We begin with Subject Matter Jurisdiction. For Wednesday and Thursday, prep Overview and Diversity Jurisdiction. In preparation, review our discussion from the first couple days of the semester, when we gave a basic overview of jurisdiction, especially the distinction between original and appellate and between exclusive and concurrent.

Preliminary Exam

Instructions. Preliminary Exam.

Type answers (by letter) on a sheet of paper, which will be submitted in class on Wednesday, March 25.

Tuesday, March 17, 2026

Summary judgment and video after Scott

In discussing Scott v. Harris, we mentioned that the Court presumed the video had one obvious meaning and showed one obvious thing, not open to interpretation (which would be the province of the jury). Obviously that could expand summary judgment if taken too far.

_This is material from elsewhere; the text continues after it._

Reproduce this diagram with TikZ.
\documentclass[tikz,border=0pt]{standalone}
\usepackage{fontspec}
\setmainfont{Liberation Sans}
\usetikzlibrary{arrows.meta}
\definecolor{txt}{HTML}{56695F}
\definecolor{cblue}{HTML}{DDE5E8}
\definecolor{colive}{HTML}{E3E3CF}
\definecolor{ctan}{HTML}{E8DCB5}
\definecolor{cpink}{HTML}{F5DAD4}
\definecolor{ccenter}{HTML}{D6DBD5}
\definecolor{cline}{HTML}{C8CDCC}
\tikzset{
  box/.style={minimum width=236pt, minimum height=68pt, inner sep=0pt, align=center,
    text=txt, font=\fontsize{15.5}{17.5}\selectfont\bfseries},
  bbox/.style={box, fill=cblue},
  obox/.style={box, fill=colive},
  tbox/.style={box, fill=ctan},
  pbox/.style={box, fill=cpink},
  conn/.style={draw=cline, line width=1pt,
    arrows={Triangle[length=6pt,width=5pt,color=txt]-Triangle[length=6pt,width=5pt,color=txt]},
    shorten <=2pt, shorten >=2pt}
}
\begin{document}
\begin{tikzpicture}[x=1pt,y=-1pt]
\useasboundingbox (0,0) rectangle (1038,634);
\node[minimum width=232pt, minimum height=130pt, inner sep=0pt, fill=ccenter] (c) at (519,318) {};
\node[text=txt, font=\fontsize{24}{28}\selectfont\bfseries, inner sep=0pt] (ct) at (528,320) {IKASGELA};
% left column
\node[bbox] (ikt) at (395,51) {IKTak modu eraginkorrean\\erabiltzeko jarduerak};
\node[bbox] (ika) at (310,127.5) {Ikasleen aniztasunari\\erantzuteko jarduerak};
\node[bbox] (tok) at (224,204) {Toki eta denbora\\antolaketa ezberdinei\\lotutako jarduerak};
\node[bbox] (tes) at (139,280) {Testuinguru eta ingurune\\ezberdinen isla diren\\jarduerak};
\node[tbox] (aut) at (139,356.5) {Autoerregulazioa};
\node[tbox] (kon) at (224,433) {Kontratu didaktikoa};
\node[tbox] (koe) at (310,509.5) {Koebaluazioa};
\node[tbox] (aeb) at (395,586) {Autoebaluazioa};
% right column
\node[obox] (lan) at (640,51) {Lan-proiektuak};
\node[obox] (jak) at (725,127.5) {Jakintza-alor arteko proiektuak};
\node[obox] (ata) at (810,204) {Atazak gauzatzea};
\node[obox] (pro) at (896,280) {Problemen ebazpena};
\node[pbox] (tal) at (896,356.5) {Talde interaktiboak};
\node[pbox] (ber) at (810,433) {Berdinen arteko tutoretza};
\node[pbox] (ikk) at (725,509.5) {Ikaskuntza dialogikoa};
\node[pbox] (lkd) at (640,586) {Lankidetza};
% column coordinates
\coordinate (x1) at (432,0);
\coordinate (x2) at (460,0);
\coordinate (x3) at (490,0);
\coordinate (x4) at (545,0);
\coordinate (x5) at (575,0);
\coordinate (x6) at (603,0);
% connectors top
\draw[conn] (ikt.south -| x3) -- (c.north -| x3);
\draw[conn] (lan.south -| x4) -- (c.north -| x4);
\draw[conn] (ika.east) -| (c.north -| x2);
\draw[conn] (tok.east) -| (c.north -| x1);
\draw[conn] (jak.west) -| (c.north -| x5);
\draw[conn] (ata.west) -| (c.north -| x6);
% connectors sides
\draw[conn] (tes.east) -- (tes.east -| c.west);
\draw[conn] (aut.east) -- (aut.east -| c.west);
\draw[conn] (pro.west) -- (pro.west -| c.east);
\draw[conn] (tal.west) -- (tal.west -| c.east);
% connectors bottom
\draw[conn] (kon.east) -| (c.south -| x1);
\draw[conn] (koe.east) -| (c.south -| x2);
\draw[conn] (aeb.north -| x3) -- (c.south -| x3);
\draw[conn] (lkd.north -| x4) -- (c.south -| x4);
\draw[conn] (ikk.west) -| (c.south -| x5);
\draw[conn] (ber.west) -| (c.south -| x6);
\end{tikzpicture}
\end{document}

This Seventh Circuit decision shows how lower courts have attempted to limit that effect, by describing Scott as a "narrow exception" for the "rare case" in which a video is subject to no competing interpretations so as to warrant summary judgment. The court makes clear that a summary judgment court cannot in all cases do an independent assessment of the video and thus preclude summary judgment.

Of course, the Seventh Circuit then found this to be that rare case and granted summary judgment for the defendant.